To measure how good an arrangement is, mathematicians imagine that all of space is filled with spheres. They calculate the proportion of this infinite space, or volume, occupied by the spheres themselves. The remainder of the volume or space is formed by the gaps between the spheres.

The sphere packing problem has various applications. Firstly, it extends quite simply into other dimensions (in two dimensions it becomes the circle packing problem). It is also analogous to the problem of constructing optimal codes (see "Coding theory: the first 50 years" elsewhere in this issue). A proof of the conjecture may also help physicists to understand the structure of crystals, something that Harriot himself urged Kepler to consider in his work on optics.

Although the sphere packing problem has frustrated mathematicians for nearly four centuries there is light at the end of the tunnel. In 1953 the Hungarian, László Fejes-Tóth showed that given sufficient computing power the problem could be solved. The American mathematician, Thomas Hales is currently trying to do just that and is hopeful that within "a year or two" he will complete the calculations.

The face centred cubic packing (left) consists of layers of spheres. Each layer is positioned so that the spheres rest on the 'holes' of the layer below.
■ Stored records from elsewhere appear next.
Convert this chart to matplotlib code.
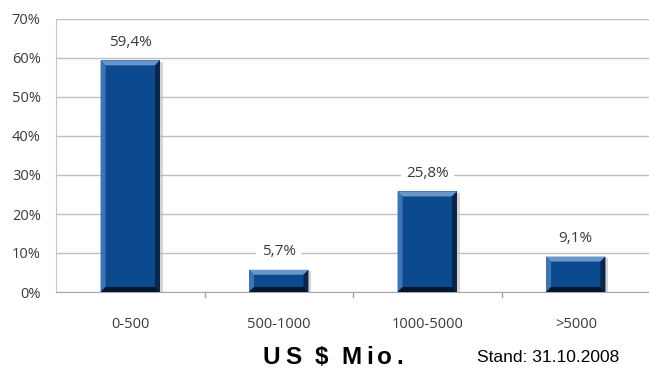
import matplotlib
matplotlib.use("Agg")
import matplotlib.pyplot as plt
from matplotlib.patches import Polygon, Rectangle
from matplotlib.font_manager import FontProperties

categories = ["0-500", "500-1000", "1000-5000", ">5000"]
values = [59.4, 5.7, 25.8, 9.1]
labels = ["59,4%", "5,7%", "25,8%", "9,1%"]
yticks = [0, 10, 20, 30, 40, 50, 60, 70]
ytick_labels = ["0%", "10%", "20%", "30%", "40%", "50%", "60%", "70%"]
title = "US $ Mio."
note = "Stand: 31.10.2008"

W, H = 649, 373
fig = plt.figure(figsize=(W / 100, H / 100), dpi=100)
ax_l, ax_r, ax_b, ax_t = 56, 650, 292, 19
ax = fig.add_axes([ax_l / W, (H - ax_b) / H, (ax_r - ax_l) / W, (ax_b - ax_t) / H])
ax.set_xlim(-0.5, 3.5)
ax.set_ylim(0, 70)

font = "Open Sans"
tc = "#3A3A3A"
ax.set_yticks(yticks)
ax.set_yticklabels(ytick_labels, fontsize=10.5, color=tc, family=font)
ax.yaxis.grid(True, color="#C0C0C0", lw=1)
ax.set_axisbelow(True)
ax.tick_params(axis="y", length=0, pad=11)
ax.set_xticks(range(len(categories)))
ax.set_xticklabels(categories, fontsize=10.5, color=tc, family=font)
ax.tick_params(axis="x", length=0, pad=18)
for b in [0.5, 1.5, 2.5]:
    ax.plot([b, b], [0, -1.4], color="#A0A0A0", lw=1, clip_on=False)
for s in ["top", "right"]:
    ax.spines[s].set_visible(False)
ax.spines["left"].set_color("#C8C8C8")
ax.spines["bottom"].set_color("#A8A8A8")

width = 0.4
unit_px = (ax_r - ax_l) / 4
px_x = 5 / unit_px
px_y = 70 / (ax_b - ax_t) * 5
main = "#0B4A8E"
for i, v in enumerate(values):
    x0, x1 = i - width / 2, i + width / 2
    ax.add_patch(Rectangle((x1, -0.3), 3 / unit_px, v, facecolor="#B8B8C0", edgecolor="none", zorder=2, alpha=0.6))
    ax.add_patch(Rectangle((x0, 0), width, v, facecolor=main, edgecolor="none", zorder=3))
    bx, by = px_x, min(px_y, v / 3)
    ax.add_patch(Polygon([(x0, v), (x1, v), (x1 - bx, v - by), (x0 + bx, v - by)], closed=True,
                         facecolor="#6A96C8", edgecolor="none", zorder=4))
    ax.add_patch(Polygon([(x0, v), (x0 + bx, v - by), (x0 + bx, by), (x0, 0)], closed=True,
                         facecolor="#3E74B2", edgecolor="none", zorder=4))
    ax.add_patch(Polygon([(x1, v), (x1 - bx, v - by), (x1 - bx, by), (x1, 0)], closed=True,
                         facecolor="#0A2648", edgecolor="none", zorder=4))
    ax.add_patch(Polygon([(x0, 0), (x0 + bx, by), (x1 - bx, by), (x1, 0)], closed=True,
                         facecolor="#05162E", edgecolor="none", zorder=4))
    ax.annotate(labels[i], (i, v), xytext=(0, 13), textcoords="offset points", ha="center", va="center",
                fontsize=11, color=tc, family=font, zorder=5,
                bbox=dict(boxstyle="square,pad=0.35", facecolor="white", edgecolor="none"))

# letter-spaced bold title
fp = FontProperties(family="Liberation Sans", weight="bold", size=17.5)
renderer = fig.canvas.get_renderer()
space_px = 5.0
target_w = 140.0
advs = []
for ch in title:
    if ch == " ":
        advs.append(space_px)
    else:
        t = fig.text(0, 0, ch, fontproperties=fp)
        advs.append(t.get_window_extent(renderer).width)
        t.remove()
track = max(0.5, (target_w - sum(advs)) / (len(title) - 1))
total = sum(advs) + track * (len(title) - 1)
cx, cy = 333, 357
x = cx - total / 2
for ch, a in zip(title, advs):
    if ch != " ":
        fig.text(x / W, 1 - cy / H, ch, ha="left", va="center", fontproperties=fp, color="black")
    x += a + track

fig.text(548 / W, 1 - 358 / H, note, ha="center", va="center", fontsize=12.5,
         family="Liberation Sans", color="black")

fig.savefig("out.png", dpi=100)
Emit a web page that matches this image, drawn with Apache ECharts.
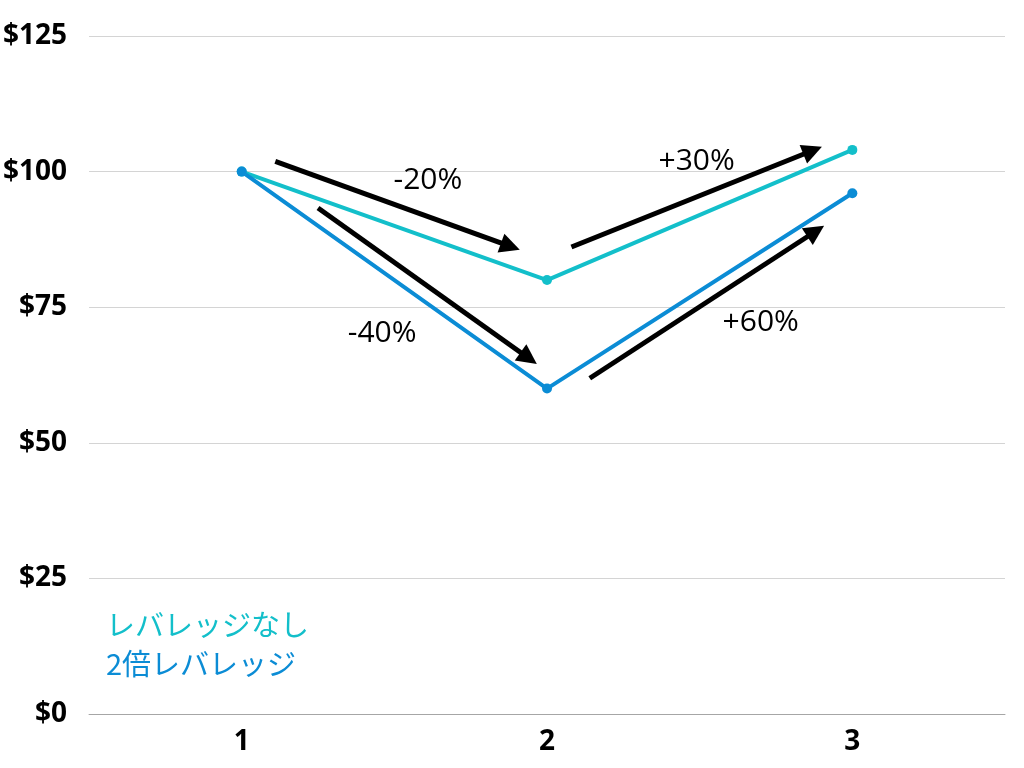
<!DOCTYPE html>
<html>
<head>
<meta charset="utf-8">
<script src="https://cdn.jsdelivr.net/npm/echarts@6/dist/echarts.min.js"></script>
<style>
  html, body { margin: 0; padding: 0; background: #fff; }
  #chart { width: 1024px; height: 768px; }
</style>
</head>
<body>
<div id="chart"></div>
<script>
// data
var periods = ['1', '2', '3'];
var noLeverage = [100, 80, 104];
var doubleLeverage = [100, 60, 96];
var seriesNames = ['レバレッジなし', '2倍レバレッジ'];

// arrows drawn on a hidden value axis (0.5 .. 3.5 across the plot)
var arrowCoords = [
  [[1.11, 101.9], [1.88, 86.2]],
  [[1.25, 93.3], [1.94, 65.6]],
  [[2.08, 86.1], [2.87, 103.9]],
  [[2.14, 61.9], [2.88, 89.0]]
];
var changeLabels = ['-20%', '-40%', '+30%', '+60%'];
var changeLabelPos = [[1.61, 98.4], [1.46, 70.2], [2.49, 101.8], [2.70, 72.1]];

var teal = '#13bfca';
var blue = '#0b8cd5';

var chart = echarts.init(document.getElementById('chart'));

var option = {
  animation: false,
  grid: { left: 87, right: 19, top: 36, bottom: 54, containLabel: false },
  legend: {
    orient: 'vertical',
    left: 96,
    top: 605,
    icon: 'none',
    itemWidth: 0,
    itemGap: 10,
    selectedMode: false,
    data: [
      { name: seriesNames[0], textStyle: { color: teal } },
      { name: seriesNames[1], textStyle: { color: blue } }
    ],
    textStyle: { fontSize: 29, fontFamily: 'Noto Sans CJK JP' }
  },
  xAxis: [{
    type: 'category',
    data: periods,
    boundaryGap: true,
    axisLine: { lineStyle: { color: '#a6a6a6', width: 1 } },
    axisTick: { show: false },
    axisLabel: { color: '#000', fontSize: 28, fontWeight: 'bold', fontFamily: 'Open Sans', margin: 14 }
  }, {
    type: 'value',
    min: 0.5,
    max: 3.5,
    show: false
  }],
  yAxis: {
    type: 'value',
    min: 0,
    max: 125,
    interval: 25,
    axisLine: { show: false },
    axisTick: { show: false },
    splitLine: { lineStyle: { color: '#d4d4d4', width: 1 } },
    axisLabel: {
      color: '#000', fontSize: 28, fontWeight: 'bold', fontFamily: 'Open Sans', margin: 22,
      formatter: function (v) { return '$' + v; }
    }
  },
  series: [{
    name: seriesNames[0],
    type: 'line',
    data: noLeverage,
    color: teal,
    lineStyle: { width: 4 },
    symbol: 'circle',
    symbolSize: 10,
    z: 3
  }, {
    name: seriesNames[1],
    type: 'line',
    data: doubleLeverage,
    color: blue,
    lineStyle: { width: 4 },
    symbol: 'circle',
    symbolSize: 10,
    z: 3
  }, {
    type: 'lines',
    coordinateSystem: 'cartesian2d',
    xAxisIndex: 1,
    yAxisIndex: 0,
    symbol: ['none', 'triangle'],
    symbolSize: [22, 20],
    lineStyle: { color: '#000', width: 5, opacity: 1 },
    itemStyle: { color: '#000' },
    data: arrowCoords.map(function (c) { return { coords: c }; }),
    z: 4
  }, {
    type: 'scatter',
    xAxisIndex: 1,
    yAxisIndex: 0,
    symbolSize: 0,
    itemStyle: { opacity: 1 },
    data: changeLabelPos.map(function (p, i) { return { value: p, name: changeLabels[i] }; }),
    label: {
      show: true,
      position: 'inside',
      color: '#000',
      fontSize: 30,
      fontFamily: 'Open Sans',
      formatter: function (p) { return p.name; }
    },
    silent: true
  }]
};

chart.setOption(option);
</script>
</body>
</html>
This arrangement is not unique, the hexagonal close packing (right) is constructed in a similar way and is equally efficient.

The trouble with Hales' solution is that it cuts right to the heart of what many believe a mathematical proof should be. If Hales is successful there may be a feeling of anti-climax with no new insight immediately apparent.

It is therefore not surprising that some people are convinced that a more traditional proof is possible. Wu-Yi Hsiang, from California published just such a proof in 1990 but after much deliberation, the majority of mathematicians in the field remain sceptical claiming that there are holes in his argument.

Whether the holes in Hsiang's proof will be filled before Hales finishes his computation remains to be seen but it seems likely that Kepler's conjecture will, at least for the time being, remain a mathematical mystery.